Short task: Using the material below, work out how many lines contain the word "this". Reply with the number and nothing more.

Data to process:

· · · · ·

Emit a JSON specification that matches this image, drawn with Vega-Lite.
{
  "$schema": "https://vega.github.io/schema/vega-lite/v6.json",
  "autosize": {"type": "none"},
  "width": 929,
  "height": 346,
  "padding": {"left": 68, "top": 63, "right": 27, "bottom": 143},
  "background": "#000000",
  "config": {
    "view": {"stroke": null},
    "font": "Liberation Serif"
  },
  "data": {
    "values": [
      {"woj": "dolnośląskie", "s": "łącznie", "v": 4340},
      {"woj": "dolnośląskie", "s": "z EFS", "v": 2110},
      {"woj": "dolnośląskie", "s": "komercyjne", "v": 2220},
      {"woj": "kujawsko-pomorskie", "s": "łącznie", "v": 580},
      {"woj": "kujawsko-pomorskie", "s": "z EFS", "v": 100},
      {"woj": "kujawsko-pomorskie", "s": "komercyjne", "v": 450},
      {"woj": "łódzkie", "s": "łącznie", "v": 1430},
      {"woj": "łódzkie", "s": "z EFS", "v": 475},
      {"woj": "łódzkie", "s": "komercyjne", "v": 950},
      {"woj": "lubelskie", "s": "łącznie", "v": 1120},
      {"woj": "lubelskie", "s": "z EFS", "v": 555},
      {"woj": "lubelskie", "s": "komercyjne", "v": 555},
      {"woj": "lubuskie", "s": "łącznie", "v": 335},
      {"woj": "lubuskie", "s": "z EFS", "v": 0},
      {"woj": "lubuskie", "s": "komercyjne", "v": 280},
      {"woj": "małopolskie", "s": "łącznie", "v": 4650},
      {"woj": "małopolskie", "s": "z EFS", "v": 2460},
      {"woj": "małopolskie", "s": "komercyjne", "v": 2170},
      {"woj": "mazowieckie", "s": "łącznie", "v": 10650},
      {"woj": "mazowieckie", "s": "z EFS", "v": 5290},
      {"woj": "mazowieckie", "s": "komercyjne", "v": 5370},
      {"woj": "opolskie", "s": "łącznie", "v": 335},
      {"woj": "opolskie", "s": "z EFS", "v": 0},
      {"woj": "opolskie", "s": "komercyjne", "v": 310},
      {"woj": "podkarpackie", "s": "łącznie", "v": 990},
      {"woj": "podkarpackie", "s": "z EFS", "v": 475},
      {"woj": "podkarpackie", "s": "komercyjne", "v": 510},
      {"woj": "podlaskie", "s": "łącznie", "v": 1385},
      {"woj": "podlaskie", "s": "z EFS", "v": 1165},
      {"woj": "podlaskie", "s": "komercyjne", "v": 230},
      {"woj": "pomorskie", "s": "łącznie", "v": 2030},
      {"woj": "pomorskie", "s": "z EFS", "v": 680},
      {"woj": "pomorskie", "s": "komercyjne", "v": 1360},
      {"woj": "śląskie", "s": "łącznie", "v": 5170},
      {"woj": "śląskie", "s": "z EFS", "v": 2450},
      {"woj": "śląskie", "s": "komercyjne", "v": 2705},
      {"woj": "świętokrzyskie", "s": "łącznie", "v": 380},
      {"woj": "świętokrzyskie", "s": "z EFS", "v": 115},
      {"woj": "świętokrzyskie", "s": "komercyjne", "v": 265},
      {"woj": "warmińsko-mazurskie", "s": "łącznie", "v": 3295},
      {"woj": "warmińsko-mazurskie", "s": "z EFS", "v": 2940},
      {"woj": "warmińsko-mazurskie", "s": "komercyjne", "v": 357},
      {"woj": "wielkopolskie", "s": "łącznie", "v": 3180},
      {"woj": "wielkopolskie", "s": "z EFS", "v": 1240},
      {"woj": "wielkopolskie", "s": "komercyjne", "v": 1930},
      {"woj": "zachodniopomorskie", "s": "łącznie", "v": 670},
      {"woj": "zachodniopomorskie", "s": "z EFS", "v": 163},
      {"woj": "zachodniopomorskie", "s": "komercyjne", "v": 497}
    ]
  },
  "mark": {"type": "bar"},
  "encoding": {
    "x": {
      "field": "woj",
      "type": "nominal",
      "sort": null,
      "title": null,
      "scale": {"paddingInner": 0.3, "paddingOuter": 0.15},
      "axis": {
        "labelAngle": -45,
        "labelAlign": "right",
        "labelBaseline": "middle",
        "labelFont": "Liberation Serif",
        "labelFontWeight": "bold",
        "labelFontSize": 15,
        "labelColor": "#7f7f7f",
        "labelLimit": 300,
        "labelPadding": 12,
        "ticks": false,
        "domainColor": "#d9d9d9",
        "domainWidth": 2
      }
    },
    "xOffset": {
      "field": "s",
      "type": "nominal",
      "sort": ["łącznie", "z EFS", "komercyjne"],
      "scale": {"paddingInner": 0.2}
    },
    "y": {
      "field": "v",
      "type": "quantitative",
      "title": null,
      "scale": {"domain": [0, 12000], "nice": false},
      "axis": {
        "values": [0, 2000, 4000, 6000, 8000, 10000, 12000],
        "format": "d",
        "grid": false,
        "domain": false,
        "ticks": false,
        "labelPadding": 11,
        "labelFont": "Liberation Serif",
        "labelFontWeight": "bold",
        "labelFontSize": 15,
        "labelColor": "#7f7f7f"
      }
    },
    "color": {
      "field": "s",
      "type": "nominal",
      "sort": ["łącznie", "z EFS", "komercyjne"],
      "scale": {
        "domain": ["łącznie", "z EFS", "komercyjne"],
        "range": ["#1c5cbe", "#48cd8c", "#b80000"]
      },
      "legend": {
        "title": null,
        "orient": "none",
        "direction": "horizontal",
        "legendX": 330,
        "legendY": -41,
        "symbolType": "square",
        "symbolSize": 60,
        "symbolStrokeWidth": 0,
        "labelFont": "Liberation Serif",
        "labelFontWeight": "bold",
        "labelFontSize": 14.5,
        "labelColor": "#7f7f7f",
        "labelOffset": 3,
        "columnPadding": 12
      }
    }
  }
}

· · · · ·

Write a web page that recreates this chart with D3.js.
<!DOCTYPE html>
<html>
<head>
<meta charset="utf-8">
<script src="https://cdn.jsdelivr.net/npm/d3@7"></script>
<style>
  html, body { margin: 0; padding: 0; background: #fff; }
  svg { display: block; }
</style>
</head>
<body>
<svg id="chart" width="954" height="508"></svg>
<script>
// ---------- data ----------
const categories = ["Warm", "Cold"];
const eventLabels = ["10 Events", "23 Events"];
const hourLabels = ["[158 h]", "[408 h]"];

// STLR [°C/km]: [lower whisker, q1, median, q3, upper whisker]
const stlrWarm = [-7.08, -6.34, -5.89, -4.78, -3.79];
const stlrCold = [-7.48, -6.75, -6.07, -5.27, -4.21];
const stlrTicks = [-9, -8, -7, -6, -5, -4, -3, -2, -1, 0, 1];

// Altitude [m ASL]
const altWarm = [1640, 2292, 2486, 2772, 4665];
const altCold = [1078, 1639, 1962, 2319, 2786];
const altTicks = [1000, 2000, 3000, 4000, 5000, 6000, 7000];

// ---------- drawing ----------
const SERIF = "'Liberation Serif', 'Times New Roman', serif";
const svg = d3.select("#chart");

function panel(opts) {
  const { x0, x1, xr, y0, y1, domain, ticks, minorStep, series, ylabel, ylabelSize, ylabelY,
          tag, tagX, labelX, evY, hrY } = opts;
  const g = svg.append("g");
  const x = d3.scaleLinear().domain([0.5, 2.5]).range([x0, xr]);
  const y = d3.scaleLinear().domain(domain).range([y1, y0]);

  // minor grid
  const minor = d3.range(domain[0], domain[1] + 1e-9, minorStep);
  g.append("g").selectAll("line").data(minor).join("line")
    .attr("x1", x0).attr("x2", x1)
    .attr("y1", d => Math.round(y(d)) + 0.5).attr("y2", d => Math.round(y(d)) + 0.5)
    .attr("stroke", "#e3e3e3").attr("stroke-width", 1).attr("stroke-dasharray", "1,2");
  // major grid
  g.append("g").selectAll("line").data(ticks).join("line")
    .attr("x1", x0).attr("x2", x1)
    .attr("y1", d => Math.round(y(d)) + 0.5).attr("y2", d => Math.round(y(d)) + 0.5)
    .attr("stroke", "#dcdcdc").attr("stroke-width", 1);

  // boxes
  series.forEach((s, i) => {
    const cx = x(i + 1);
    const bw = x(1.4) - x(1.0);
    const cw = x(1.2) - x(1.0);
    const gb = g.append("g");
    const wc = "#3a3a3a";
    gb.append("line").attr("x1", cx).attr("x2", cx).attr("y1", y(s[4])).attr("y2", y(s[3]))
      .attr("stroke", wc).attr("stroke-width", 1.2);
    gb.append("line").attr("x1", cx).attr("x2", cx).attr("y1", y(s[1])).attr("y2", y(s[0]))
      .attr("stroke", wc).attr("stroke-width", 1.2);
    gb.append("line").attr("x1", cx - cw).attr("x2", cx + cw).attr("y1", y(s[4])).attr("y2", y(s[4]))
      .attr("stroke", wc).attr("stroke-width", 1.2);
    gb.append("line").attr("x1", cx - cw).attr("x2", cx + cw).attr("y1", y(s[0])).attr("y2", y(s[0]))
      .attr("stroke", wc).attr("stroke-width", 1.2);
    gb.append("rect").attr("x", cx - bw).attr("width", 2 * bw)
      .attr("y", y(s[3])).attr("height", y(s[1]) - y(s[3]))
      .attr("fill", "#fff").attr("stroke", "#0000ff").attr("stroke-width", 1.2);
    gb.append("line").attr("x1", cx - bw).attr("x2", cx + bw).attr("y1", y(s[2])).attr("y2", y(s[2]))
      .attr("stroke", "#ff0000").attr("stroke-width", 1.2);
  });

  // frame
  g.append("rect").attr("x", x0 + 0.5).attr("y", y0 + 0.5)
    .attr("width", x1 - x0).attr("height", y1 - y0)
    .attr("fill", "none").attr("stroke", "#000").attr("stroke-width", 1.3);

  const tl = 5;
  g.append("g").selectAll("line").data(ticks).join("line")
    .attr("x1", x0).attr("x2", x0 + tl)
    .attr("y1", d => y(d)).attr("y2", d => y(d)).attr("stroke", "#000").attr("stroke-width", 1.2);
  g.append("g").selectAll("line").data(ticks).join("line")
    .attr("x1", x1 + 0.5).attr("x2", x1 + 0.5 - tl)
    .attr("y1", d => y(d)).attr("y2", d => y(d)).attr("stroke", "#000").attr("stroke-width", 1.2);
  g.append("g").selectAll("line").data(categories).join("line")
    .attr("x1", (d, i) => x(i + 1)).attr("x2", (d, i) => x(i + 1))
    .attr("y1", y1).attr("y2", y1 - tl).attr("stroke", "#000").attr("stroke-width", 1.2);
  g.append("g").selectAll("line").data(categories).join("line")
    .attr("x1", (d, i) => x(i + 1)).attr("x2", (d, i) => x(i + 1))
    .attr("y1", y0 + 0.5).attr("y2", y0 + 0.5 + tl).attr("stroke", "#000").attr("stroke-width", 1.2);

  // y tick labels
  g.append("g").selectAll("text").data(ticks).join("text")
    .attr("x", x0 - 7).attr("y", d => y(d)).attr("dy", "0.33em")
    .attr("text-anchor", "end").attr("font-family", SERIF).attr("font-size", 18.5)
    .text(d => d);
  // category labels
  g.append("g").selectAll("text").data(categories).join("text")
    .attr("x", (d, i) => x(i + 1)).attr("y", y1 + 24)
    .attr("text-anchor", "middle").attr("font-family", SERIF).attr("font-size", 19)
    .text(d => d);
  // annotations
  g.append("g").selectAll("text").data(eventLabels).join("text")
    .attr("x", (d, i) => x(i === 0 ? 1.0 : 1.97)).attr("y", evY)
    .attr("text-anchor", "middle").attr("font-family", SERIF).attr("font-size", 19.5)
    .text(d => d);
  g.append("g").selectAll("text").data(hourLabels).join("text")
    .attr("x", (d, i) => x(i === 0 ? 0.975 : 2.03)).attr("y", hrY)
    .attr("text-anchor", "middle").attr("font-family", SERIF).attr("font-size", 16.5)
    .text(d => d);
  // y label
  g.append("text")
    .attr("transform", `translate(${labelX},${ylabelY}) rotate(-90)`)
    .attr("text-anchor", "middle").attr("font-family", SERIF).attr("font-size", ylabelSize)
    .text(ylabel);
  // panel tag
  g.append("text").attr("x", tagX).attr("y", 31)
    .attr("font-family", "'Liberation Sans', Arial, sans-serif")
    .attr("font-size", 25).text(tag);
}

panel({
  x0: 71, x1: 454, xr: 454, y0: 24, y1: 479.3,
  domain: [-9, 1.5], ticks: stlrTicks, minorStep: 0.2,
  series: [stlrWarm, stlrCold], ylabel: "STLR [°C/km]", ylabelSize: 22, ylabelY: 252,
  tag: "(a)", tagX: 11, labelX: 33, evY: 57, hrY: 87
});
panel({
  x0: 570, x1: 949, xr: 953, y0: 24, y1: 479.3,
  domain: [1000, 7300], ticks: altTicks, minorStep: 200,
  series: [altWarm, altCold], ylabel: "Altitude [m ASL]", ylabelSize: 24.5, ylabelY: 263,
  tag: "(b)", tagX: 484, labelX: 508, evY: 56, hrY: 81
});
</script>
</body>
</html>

· · · · ·

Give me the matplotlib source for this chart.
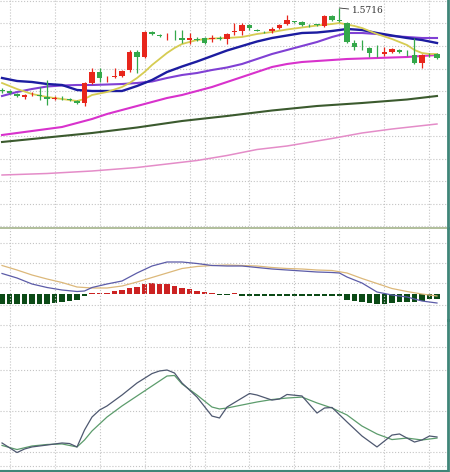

· · · · ·

Finished answer: 3